**Your instructions:** Pictures excluded, return the lines below from the first through the line holding "import plotly.graph_objects as go".

**Data provided:**
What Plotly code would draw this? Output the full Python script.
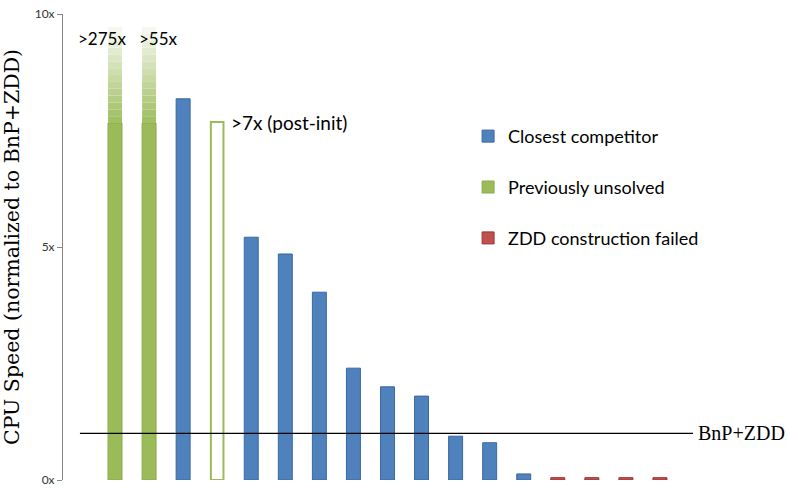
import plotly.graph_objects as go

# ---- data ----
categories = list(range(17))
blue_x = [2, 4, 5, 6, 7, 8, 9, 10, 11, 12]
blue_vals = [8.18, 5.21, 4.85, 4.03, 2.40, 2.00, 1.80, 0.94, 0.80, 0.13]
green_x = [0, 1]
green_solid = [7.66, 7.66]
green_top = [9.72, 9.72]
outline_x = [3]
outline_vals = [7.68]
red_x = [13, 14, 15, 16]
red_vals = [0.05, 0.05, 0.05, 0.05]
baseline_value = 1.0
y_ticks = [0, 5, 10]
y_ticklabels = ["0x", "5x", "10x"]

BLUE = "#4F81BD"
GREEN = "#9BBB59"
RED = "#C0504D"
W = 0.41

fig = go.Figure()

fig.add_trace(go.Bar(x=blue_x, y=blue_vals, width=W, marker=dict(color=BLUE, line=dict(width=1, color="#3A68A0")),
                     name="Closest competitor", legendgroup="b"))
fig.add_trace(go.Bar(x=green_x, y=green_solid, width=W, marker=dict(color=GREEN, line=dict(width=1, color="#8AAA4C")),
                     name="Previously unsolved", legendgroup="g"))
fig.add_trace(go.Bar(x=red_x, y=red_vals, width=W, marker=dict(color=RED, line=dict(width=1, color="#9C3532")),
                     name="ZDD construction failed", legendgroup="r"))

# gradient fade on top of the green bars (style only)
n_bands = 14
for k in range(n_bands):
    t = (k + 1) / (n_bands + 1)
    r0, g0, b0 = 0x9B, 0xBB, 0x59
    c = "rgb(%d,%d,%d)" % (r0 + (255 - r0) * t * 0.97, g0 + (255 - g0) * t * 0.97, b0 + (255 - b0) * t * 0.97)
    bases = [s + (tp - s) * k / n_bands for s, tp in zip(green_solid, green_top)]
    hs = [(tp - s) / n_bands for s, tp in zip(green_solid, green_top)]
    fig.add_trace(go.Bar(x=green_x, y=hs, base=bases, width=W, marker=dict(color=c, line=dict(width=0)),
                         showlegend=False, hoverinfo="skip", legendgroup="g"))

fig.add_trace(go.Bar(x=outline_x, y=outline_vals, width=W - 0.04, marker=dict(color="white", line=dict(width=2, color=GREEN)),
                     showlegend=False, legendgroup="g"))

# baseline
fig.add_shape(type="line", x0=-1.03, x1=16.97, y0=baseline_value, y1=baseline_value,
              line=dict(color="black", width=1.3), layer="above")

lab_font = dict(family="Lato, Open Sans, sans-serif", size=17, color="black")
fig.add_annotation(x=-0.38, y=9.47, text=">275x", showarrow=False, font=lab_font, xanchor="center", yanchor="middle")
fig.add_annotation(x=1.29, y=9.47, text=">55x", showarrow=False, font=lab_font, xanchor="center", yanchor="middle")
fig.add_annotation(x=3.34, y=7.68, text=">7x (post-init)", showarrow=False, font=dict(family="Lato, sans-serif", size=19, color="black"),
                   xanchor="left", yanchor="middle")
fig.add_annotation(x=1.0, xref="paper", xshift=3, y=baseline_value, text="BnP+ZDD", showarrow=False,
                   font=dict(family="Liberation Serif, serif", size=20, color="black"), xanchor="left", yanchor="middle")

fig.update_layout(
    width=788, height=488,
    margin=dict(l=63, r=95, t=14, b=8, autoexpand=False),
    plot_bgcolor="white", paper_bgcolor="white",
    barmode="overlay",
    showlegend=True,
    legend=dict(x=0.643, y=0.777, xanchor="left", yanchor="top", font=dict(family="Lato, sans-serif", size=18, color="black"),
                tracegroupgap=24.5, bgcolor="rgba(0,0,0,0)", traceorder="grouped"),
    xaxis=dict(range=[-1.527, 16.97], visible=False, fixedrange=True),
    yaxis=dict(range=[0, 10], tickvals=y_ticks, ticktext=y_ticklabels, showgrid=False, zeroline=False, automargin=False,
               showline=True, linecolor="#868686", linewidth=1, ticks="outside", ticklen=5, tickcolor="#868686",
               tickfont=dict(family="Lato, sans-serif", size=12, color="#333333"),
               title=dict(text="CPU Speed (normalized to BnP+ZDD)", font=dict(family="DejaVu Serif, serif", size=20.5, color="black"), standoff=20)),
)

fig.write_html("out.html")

**Right answer:**
What Plotly code would draw this? Output the full Python script.
import plotly.graph_objects as go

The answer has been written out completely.